Jonathan-Deiwea Detageouwa

Personal information
- Nationality: Nauru
- Born: 4 February 1994 (age 32)

Sport
- Sport: Athletics
- Events: Shot put, discus

Achievements and titles
- Personal bests: Shot put: 16.07m (Saipan, 2023) NR Discus: 42.90m (Suva, 2024) NR

Medal record
Men's athletics
Representing Nauru
Pacific Games
| Bronze medal – third place | 2023 Honiara | Shot put |
Oceania Championships
| Bronze medal – third place | 2024 Suva | Discus |

= Jonathan-Deiwea Detageouwa =

Naurun athlete (born 1994

Jonathan-Deiwea Detageouwa (born 4 February 1994) is a track and field athlete from Nauru. He is the national record holder in shot put and discus throw, and a bronze medalist at the 2024 Oceania Athletics Championships.

==Biography==
In 2022, he competed at the 2022 Oceania Athletics Championships in Mackay, Australia, finishing in sixth place in the shot put. In the August of that year he was selected for the shot put at the 2022 Commonwealth Games in Birmingham where he threw a personal best of 15.41m in the final to place twelfth.

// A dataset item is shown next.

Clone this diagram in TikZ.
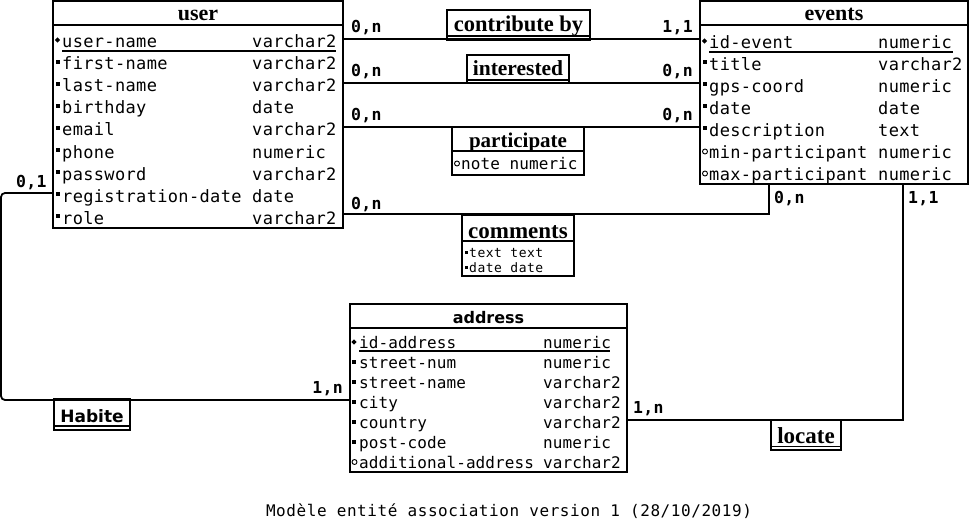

In June 2023, he managed a 16.07m personal best to win gold in the shot put at the 2023 Oceania Athletics Cup in Saipan, Northern Mariana Islands.

He won the bronze medal at the 2024 Oceania Athletics Championships in Suva, Fiji, with a 42.90 metres discus throw.

In July 2026, he qualified for the final and placed tenth overall in the shot put at the 2026 Commonwealth Games in Glasgow, Scotland.

==Personal life==
He worked as a security guard in his native Nauru.